TASK DESCRIPTION>
Leave out the images; return the rest of the data exactly.

------

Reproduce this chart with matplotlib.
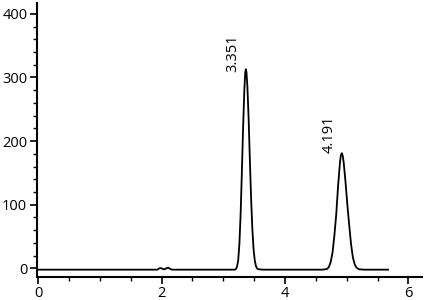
import matplotlib
matplotlib.use("Agg")
import matplotlib.pyplot as plt
from matplotlib.ticker import MultipleLocator

plt.rcParams['font.family'] = ['Open Sans', 'DejaVu Sans']

# Trace (time in min, signal in mAU)
time = [0.0, 1.90, 1.93, 1.96, 1.99, 2.02, 2.05, 2.08, 2.11, 2.14, 2.17,
        3.18, 3.20, 3.22, 3.24, 3.26, 3.28, 3.30, 3.32, 3.34, 3.355, 3.365,
        3.375, 3.39, 3.41, 3.43, 3.45, 3.47, 3.49, 3.51, 3.53, 3.55, 3.58, 3.65,
        4.60, 4.68, 4.71, 4.74, 4.77, 4.80, 4.83, 4.86, 4.89, 4.905, 4.92,
        4.935, 4.95, 4.98, 5.01, 5.04, 5.07, 5.10, 5.13, 5.16, 5.20, 5.30, 5.67]
signal = [-2, -2, -2, 0, 0.5, -1, -1.5, 0.5, 1, -1, -2,
          -2, -1.5, 2, 12, 38, 85, 150, 220, 280, 308, 313,
          308, 285, 235, 170, 110, 62, 30, 12, 3, -0.5, -1.5, -2,
          -2, -1, 2, 10, 25, 52, 85, 130, 166, 178, 181,
          177, 167, 136, 100, 68, 38, 17, 6, 1, -1.5, -2, -2]

peak_labels = ['3.351', '4.191']
label_x = [3.16, 4.72]
label_y = [309, 181]

fig = plt.figure(figsize=(4.24, 3.0), dpi=100)
ax = fig.add_axes([0.0873, 0.078, 0.908, 0.912])

ax.plot(time, signal, color='black', lw=1.3)

for lab, x, y in zip(peak_labels, label_x, label_y):
    ax.text(x, y, lab, rotation=90, ha='center', va='bottom', fontsize=10.5)

ax.set_xlim(-0.02, 6.22)
ax.set_ylim(-12.9, 417)
ax.xaxis.set_major_locator(MultipleLocator(2))
ax.xaxis.set_minor_locator(MultipleLocator(0.5))
ax.yaxis.set_major_locator(MultipleLocator(100))
ax.yaxis.set_minor_locator(MultipleLocator(20))

for side in ['top', 'right']:
    ax.spines[side].set_visible(False)
for side in ['left', 'bottom']:
    ax.spines[side].set_linewidth(1.5)

ax.tick_params(which='major', length=5, width=1.2, labelsize=10.5, pad=2)
ax.tick_params(which='minor', length=3, width=1.0)

plt.savefig('out.png', dpi=100)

------

FULL RESPONSE>
Reproduce this chart with matplotlib.
import matplotlib
matplotlib.use("Agg")
import matplotlib.pyplot as plt
from matplotlib.ticker import MultipleLocator

plt.rcParams['font.family'] = ['Open Sans', 'DejaVu Sans']

# Trace (time in min, signal in mAU)
time = [0.0, 1.90, 1.93, 1.96, 1.99, 2.02, 2.05, 2.08, 2.11, 2.14, 2.17,
        3.18, 3.20, 3.22, 3.24, 3.26, 3.28, 3.30, 3.32, 3.34, 3.355, 3.365,
        3.375, 3.39, 3.41, 3.43, 3.45, 3.47, 3.49, 3.51, 3.53, 3.55, 3.58, 3.65,
        4.60, 4.68, 4.71, 4.74, 4.77, 4.80, 4.83, 4.86, 4.89, 4.905, 4.92,
        4.935, 4.95, 4.98, 5.01, 5.04, 5.07, 5.10, 5.13, 5.16, 5.20, 5.30, 5.67]
signal = [-2, -2, -2, 0, 0.5, -1, -1.5, 0.5, 1, -1, -2,
          -2, -1.5, 2, 12, 38, 85, 150, 220, 280, 308, 313,
          308, 285, 235, 170, 110, 62, 30, 12, 3, -0.5, -1.5, -2,
          -2, -1, 2, 10, 25, 52, 85, 130, 166, 178, 181,
          177, 167, 136, 100, 68, 38, 17, 6, 1, -1.5, -2, -2]

peak_labels = ['3.351', '4.191']
label_x = [3.16, 4.72]
label_y = [309, 181]

fig = plt.figure(figsize=(4.24, 3.0), dpi=100)
ax = fig.add_axes([0.0873, 0.078, 0.908, 0.912])

ax.plot(time, signal, color='black', lw=1.3)

for lab, x, y in zip(peak_labels, label_x, label_y):
    ax.text(x, y, lab, rotation=90, ha='center', va='bottom', fontsize=10.5)

ax.set_xlim(-0.02, 6.22)
ax.set_ylim(-12.9, 417)
ax.xaxis.set_major_locator(MultipleLocator(2))
ax.xaxis.set_minor_locator(MultipleLocator(0.5))
ax.yaxis.set_major_locator(MultipleLocator(100))
ax.yaxis.set_minor_locator(MultipleLocator(20))

for side in ['top', 'right']:
    ax.spines[side].set_visible(False)
for side in ['left', 'bottom']:
    ax.spines[side].set_linewidth(1.5)

ax.tick_params(which='major', length=5, width=1.2, labelsize=10.5, pad=2)
ax.tick_params(which='minor', length=3, width=1.0)

plt.savefig('out.png', dpi=100)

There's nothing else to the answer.